Key Decisions for Investors

  • Long NET (Cloudflare) — 6–12 month horizon. Buy a 9–12 month call spread to cap premium (e.g., long 12-month ATM call / short higher strike) sized to 1–2% portfolio risk. Thesis: accelerated demand for bot management + server-side tagging; target 30–50% upside if ARR acceleration shows in next 2 quarters; stop-loss at 25% realized drawdown on the position.
  • Long AKAM (Akamai) — 3–9 months. Buy shares or 6–9 month calls sized conservatively. Rationale: scale and enterprise sales cycles should convert bot mitigation pilots into multi-quarter deals; look for rev-growth inflection in next two earnings.

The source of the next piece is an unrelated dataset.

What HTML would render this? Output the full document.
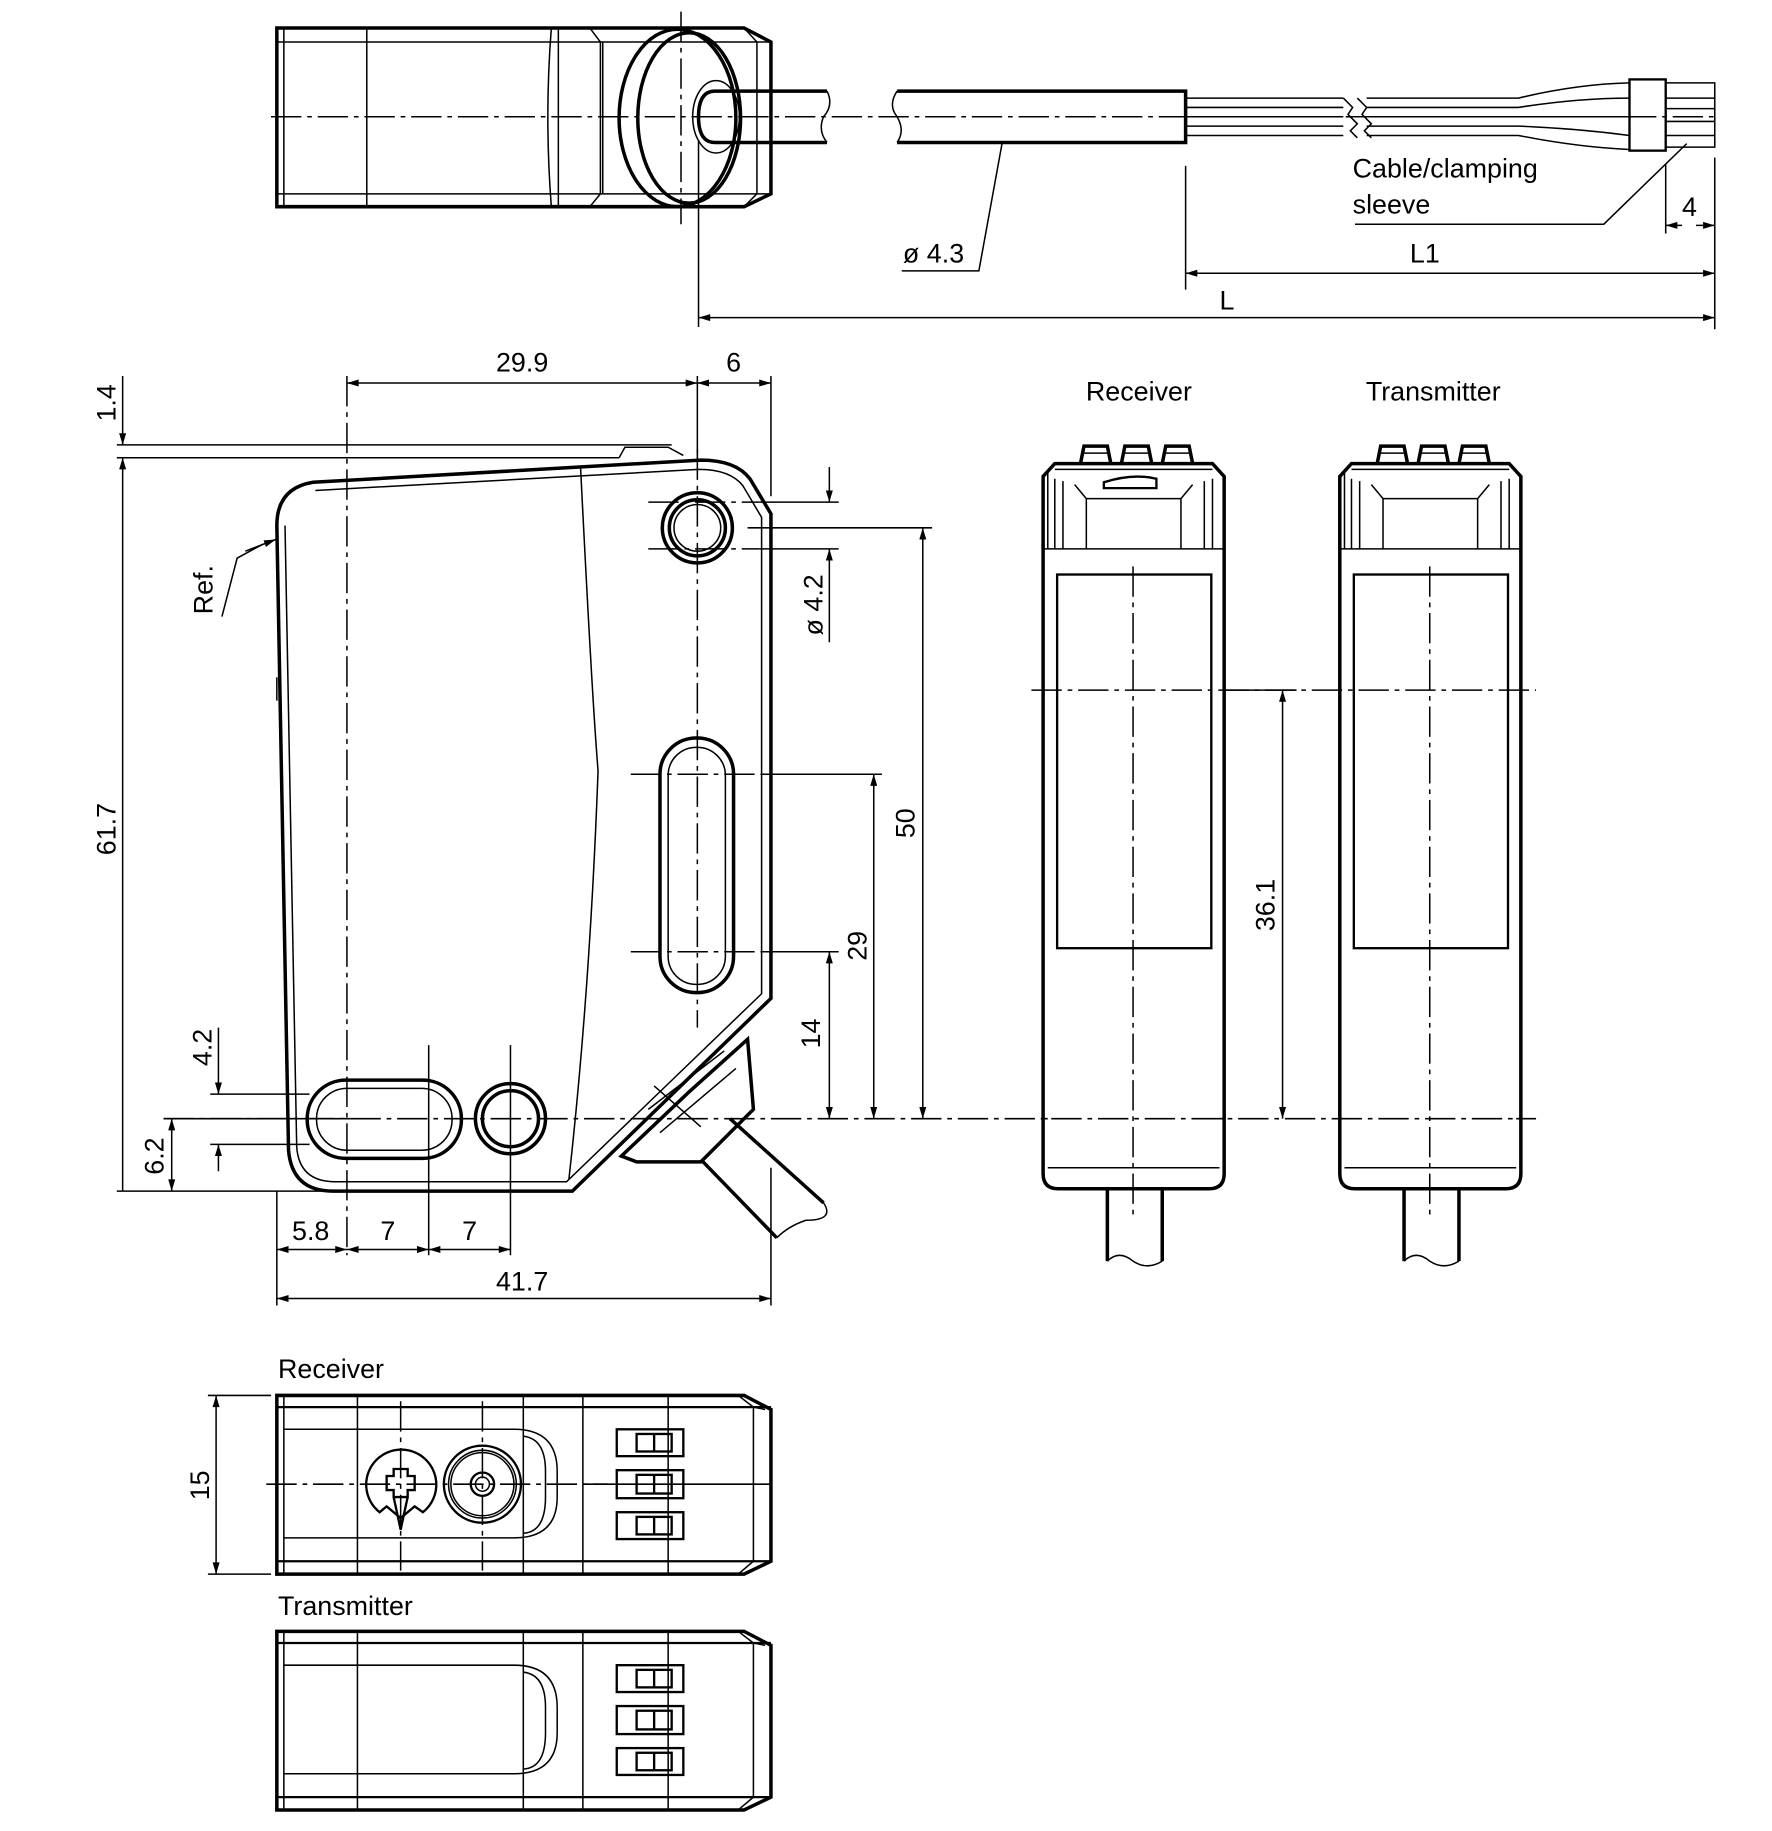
<!DOCTYPE html>
<html><head><meta charset="utf-8"><style>
html,body{margin:0;padding:0;background:#fff}
svg{display:block}
text{font-family:"Liberation Sans",Arial,sans-serif;font-size:23px;fill:#000}
.k{stroke:#000;fill:none;stroke-width:3}
.m{stroke:#000;fill:none;stroke-width:2}
.t{stroke:#000;fill:none;stroke-width:1.3}
.c{stroke:#000;fill:none;stroke-width:1.3;stroke-dasharray:26 5 4 5}
.d{stroke:#000;fill:none;stroke-width:1.3}
</style></head><body>
<svg width="1772" height="1831" viewBox="0 0 1517 1568" preserveAspectRatio="none" xmlns="http://www.w3.org/2000/svg">
<defs>
<marker id="a" viewBox="0 0 10 6" refX="10" refY="3" markerWidth="14" markerHeight="6" markerUnits="userSpaceOnUse" orient="auto-start-reverse"><path d="M0,0L10,3L0,6Z" fill="#000"/></marker>
</defs>

<!-- ===== TOP VIEW ===== -->
<path class="k" d="M237,24H637L660,36V166L637,177H237Z"/>
<path class="t" d="M237,36H660M237,166H660M243,24V177M314,24V177M472,24Q466,100 472,177M478,24V177M505,24L514,36V166L505,177M516,36V166M637,24L648,36V166L637,177"/>
<ellipse class="k" cx="580" cy="101" rx="50" ry="76"/>
<ellipse class="k" cx="590" cy="101" rx="44" ry="73"/>
<ellipse class="t" cx="613" cy="100" rx="20" ry="31"/>
<path class="k" fill="#fff" d="M708,78H612Q598,78 598,100Q598,122 612,122H708"/>
<path class="t" d="M708,78Q714,90 705,100Q700,112 708,122"/>
<line class="c" x1="232" y1="100" x2="1470" y2="100"/>
<line class="c" x1="583" y1="10" x2="583" y2="192"/>
<line class="t" x1="598" y1="120" x2="598" y2="280"/>
<!-- cable -->
<path class="k" d="M768,78H1015V122H768"/>
<path class="t" d="M768,78Q760,90 768,100Q775,112 768,122"/>
<path class="t" d="M1015,84H1150M1015,92H1150M1015,100H1150M1015,108H1150M1015,116H1150"/>
<path class="t" d="M1150,84l8,8l-4,6l8,8l-6,6l6,6M1162,84l8,8l-4,6l8,8l-6,6l6,6"/>
<path class="t" d="M1170,84H1300Q1350,72 1395,71M1170,92H1300Q1350,84 1395,84M1170,100H1395M1170,108H1300Q1350,110 1395,116M1170,116H1300Q1350,126 1395,128"/>
<rect class="m" x="1395" y="68" width="31" height="61"/>
<path class="t" d="M1426,71H1468V126H1426M1426,84H1468M1426,93H1468M1426,104H1468M1426,116H1468"/>
<path class="t" d="M1444,123L1373,192H1160"/>
<text x="1158" y="152">Cable/clamping</text>
<text x="1158" y="183">sleeve</text>
<path class="d" d="M1426,140V200M1468,135V282M1015,142V248"/>
<line class="d" x1="1440" y1="193" x2="1426" y2="193" marker-end="url(#a)"/>
<line class="d" x1="1452" y1="193" x2="1468" y2="193" marker-end="url(#a)"/>
<text x="1440" y="185">4</text>
<line class="d" x1="1015" y1="234" x2="1468" y2="234" marker-start="url(#a)" marker-end="url(#a)"/>
<text x="1207" y="225">L1</text>
<line class="d" x1="598" y1="272" x2="1468" y2="272" marker-start="url(#a)" marker-end="url(#a)"/>
<text x="1044" y="265">L</text>
<path class="t" d="M858,122L838,232H772"/>
<text x="773" y="225">ø 4.3</text>

<!-- ===== SIDE VIEW ===== -->
<path class="t" d="M530,392L535,383H572L585,390"/>
<path class="k" d="M268,413L600,394Q630,394 642,410L660,440V855L490,1020H285Q250,1020 247,985L237,450Q237,418 268,413Z"/>
<path class="t" d="M270,420L598,402Q625,402 636,416L652,443V851L485,1012H287Q256,1012 254,982L244,450"/>
<path class="t" d="M497,400Q507,600 512,660Q505,850 487,1010"/>
<path class="t" d="M237,580V600"/>
<!-- holes -->
<circle class="k" cx="597" cy="452" r="30"/>
<circle class="k" cx="597" cy="452" r="24"/>
<circle class="t" cx="597" cy="452" r="20"/>
<rect class="k" x="565" y="632" width="63" height="218" rx="31"/>
<rect class="t" x="572" y="640" width="49" height="203" rx="24"/>
<rect class="k" x="263" y="925" width="132" height="67" rx="33"/>
<rect class="t" x="271" y="932" width="116" height="53" rx="26"/>
<circle class="k" cx="437" cy="958" r="30"/>
<circle class="k" cx="437" cy="958" r="24"/>
<!-- cable housing -->
<path class="k" d="M532,990L590,935L640,890L645,950L600,995H545Z"/>
<path class="t" d="M555,950L620,900M565,970L630,915M560,930L600,965"/>
<path class="k" fill="#fff" d="M625,958L705,1030M600,993L665,1060"/>
<path class="t" d="M705,1030Q715,1045 690,1045Q675,1050 665,1060"/>
<!-- center lines -->
<line class="c" x1="597" y1="385" x2="597" y2="880"/>
<line class="c" x1="140" y1="958" x2="1315" y2="958"/>
<line class="c" x1="297" y1="322" x2="297" y2="1075"/>
<line class="c" x1="540" y1="663" x2="655" y2="663"/>
<line class="c" x1="540" y1="815" x2="655" y2="815"/>
<line class="c" x1="555" y1="430" x2="650" y2="430"/>
<line class="c" x1="555" y1="470" x2="650" y2="470"/>
<path class="t" d="M367,895V1075M437,895V1075"/>
<!-- dims -->
<path class="d" d="M100,381H575M100,392H530M100,1020H480M597,322V388M660,322V425M655,663H755M655,815H718M650,430H718M650,470H718M640,452H798M180,937H265M180,980H265M237,1020V1118M660,1000V1118M300,958H140"/>
<line class="d" x1="105" y1="322" x2="105" y2="381" marker-end="url(#a)"/>
<line class="d" x1="105" y1="392" x2="105" y2="1020" marker-start="url(#a)"/>
<text transform="translate(99,345) rotate(-90)" text-anchor="middle">1.4</text>
<text transform="translate(99,710) rotate(-90)" text-anchor="middle">61.7</text>
<line class="d" x1="297" y1="328" x2="597" y2="328" marker-start="url(#a)" marker-end="url(#a)"/>
<text x="447" y="318" text-anchor="middle">29.9</text>
<line class="d" x1="597" y1="328" x2="660" y2="328" marker-start="url(#a)" marker-end="url(#a)"/>
<text x="628" y="318" text-anchor="middle">6</text>
<line class="d" x1="710" y1="400" x2="710" y2="430" marker-end="url(#a)"/>
<line class="d" x1="710" y1="550" x2="710" y2="470" marker-end="url(#a)"/>
<text transform="translate(704,518) rotate(-90)" text-anchor="middle">ø 4.2</text>
<line class="d" x1="790" y1="452" x2="790" y2="958" marker-start="url(#a)" marker-end="url(#a)"/>
<text transform="translate(783,705) rotate(-90)" text-anchor="middle">50</text>
<line class="d" x1="748" y1="663" x2="748" y2="958" marker-start="url(#a)" marker-end="url(#a)"/>
<text transform="translate(742,810) rotate(-90)" text-anchor="middle">29</text>
<line class="d" x1="710" y1="815" x2="710" y2="958" marker-start="url(#a)" marker-end="url(#a)"/>
<text transform="translate(702,885) rotate(-90)" text-anchor="middle">14</text>
<line class="d" x1="187" y1="880" x2="187" y2="937" marker-end="url(#a)"/>
<line class="d" x1="187" y1="1003" x2="187" y2="980" marker-end="url(#a)"/>
<text transform="translate(181,897) rotate(-90)" text-anchor="middle">4.2</text>
<line class="d" x1="147" y1="958" x2="147" y2="1020" marker-start="url(#a)" marker-end="url(#a)"/>
<text transform="translate(140,990) rotate(-90)" text-anchor="middle">6.2</text>
<path class="d" d="M190,528L203,478L225,466"/>
<line class="d" x1="210" y1="472" x2="236" y2="462" marker-end="url(#a)"/>
<text transform="translate(182,505) rotate(-90)" text-anchor="middle">Ref.</text>
<line class="d" x1="237" y1="1070" x2="297" y2="1070" marker-start="url(#a)" marker-end="url(#a)"/>
<line class="d" x1="297" y1="1070" x2="367" y2="1070" marker-start="url(#a)" marker-end="url(#a)"/>
<line class="d" x1="367" y1="1070" x2="437" y2="1070" marker-start="url(#a)" marker-end="url(#a)"/>
<text x="266" y="1062" text-anchor="middle">5.8</text>
<text x="332" y="1062" text-anchor="middle">7</text>
<text x="402" y="1062" text-anchor="middle">7</text>
<line class="d" x1="237" y1="1112" x2="660" y2="1112" marker-start="url(#a)" marker-end="url(#a)"/>
<text x="447" y="1105" text-anchor="middle">41.7</text>

<!-- ===== FRONT VIEWS ===== -->
<g id="fv">
<path class="k" d="M925,397L928,382H948L951,397M960,397L963,382H983L986,397M995,397L998,382H1018L1021,397"/>
<path class="t" d="M928,388H948M963,388H983M998,388H1018"/>
<path class="k" d="M893,408L903,397H1038L1048,408V1005Q1048,1018 1035,1018H906Q893,1018 893,1005Z"/>
<path class="t" d="M893,470H1048M897,405V470M903,402H1038M903,410V470M910,412V470M920,415L930,427V470M1021,415L1011,427V470M1031,412V470M1038,410V470M930,427H1011"/>
<rect class="m" x="905" y="492" width="132" height="320"/>
<path class="t" d="M893,958H897M1044,958H1048M897,1000H1044"/>
<path class="k" fill="#fff" d="M948,1018V1080M995,1018V1080"/>
<path class="t" d="M948,1080Q958,1070 970,1080Q982,1088 995,1080"/>
<line class="c" x1="970" y1="485" x2="970" y2="1040"/>
</g>
<path class="m" d="M945,413Q970,405 990,410V418H945Z"/>
<use href="#fv" transform="translate(254,0)"/>
<text x="975" y="343" text-anchor="middle">Receiver</text>
<text x="1227" y="343" text-anchor="middle">Transmitter</text>
<line class="c" x1="883" y1="591" x2="1315" y2="591"/>
<path class="d" d="M1048,591H1110"/>
<line class="d" x1="1098" y1="591" x2="1098" y2="958" marker-start="url(#a)" marker-end="url(#a)"/>
<text transform="translate(1091,775) rotate(-90)" text-anchor="middle">36.1</text>

<!-- ===== BOTTOM VIEWS ===== -->
<g id="bv">
<path class="k" d="M237,1195H637L660,1207V1337L637,1348H237Z"/>
<path class="m" d="M237,1205H660M237,1337H660"/>
<path class="t" d="M243,1195V1348M306,1195V1348M448,1195V1348M499,1195V1348M572,1195V1348M632,1195L645,1205V1337L632,1348M645,1205L655,1207"/>
<path class="t" d="M243,1224H440Q477,1224 477,1260V1282Q477,1317 440,1317H243"/>
<path class="t" d="M448,1230Q467,1232 467,1260V1282Q467,1312 448,1313"/>
<g class="m">
<rect x="528" y="1224" width="57" height="23"/><rect x="545" y="1228" width="30" height="15"/><path d="M560,1228V1243"/>
<rect x="528" y="1259" width="57" height="24"/><rect x="545" y="1263" width="30" height="16"/><path d="M560,1263V1279"/>
<rect x="528" y="1295" width="57" height="23"/><rect x="545" y="1299" width="30" height="15"/><path d="M560,1299V1314"/>
</g>
</g>
<use href="#bv" transform="translate(0,202)"/>
<path class="t" d="M499,1271H660"/>
<line class="c" x1="228" y1="1271" x2="520" y2="1271"/>
<line class="c" x1="343" y1="1200" x2="343" y2="1345"/>
<line class="c" x1="413" y1="1200" x2="413" y2="1345"/>
<path class="m" d="M325,1295A30,30 0 1 1 362,1295L355,1290L343,1300L331,1290Z"/>
<path class="m" d="M337,1258H349V1264H355V1276H349V1282H337V1276H331V1264H337Z"/>
<path class="m" d="M337,1282L343,1310L349,1282"/>
<circle class="m" cx="413" cy="1271" r="33"/>
<circle class="t" cx="413" cy="1271" r="29"/>
<circle class="t" cx="413" cy="1271" r="27"/>
<circle class="m" cx="413" cy="1271" r="10"/>
<circle class="t" cx="413" cy="1271" r="6"/>
<text x="238" y="1180">Receiver</text>
<text x="238" y="1383">Transmitter</text>
<path class="d" d="M178,1195H232M178,1348H232"/>
<line class="d" x1="185" y1="1195" x2="185" y2="1348" marker-start="url(#a)" marker-end="url(#a)"/>
<text transform="translate(179,1272) rotate(-90)" text-anchor="middle">15</text>
</svg>
</body></html>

Risk: margin compression if competition pushes pricing down; cap exposure to 1–1.5% portfolio.
  • Pair trade: Long NET / Short MGNI (Magnite) — 3–6 months. Size as a dollar-neutral pair. Mechanism: NET gains from mitigation and server-side workloads while MGNI (pure publisher ad stack) is exposed to immediate impression losses and lower fill rates; target asymmetric 2:1 upside/downside if programmatic metrics miss. Monitor programmatic CPMs and publisher pageviews weekly; tighten or rebalance after 6–8 weeks.
  • Tactical short: Select small ad-dependent publishers (examples: public pure-play publishers) — 1–3 months. Use out-of-the-money 3–6 month puts or small outright short positions focused on names with >50% traffic from anonymous sources. Risk: voluntary migration to paywalls or direct deals can blunt downside; size as a hedge with strict 20–30% stop.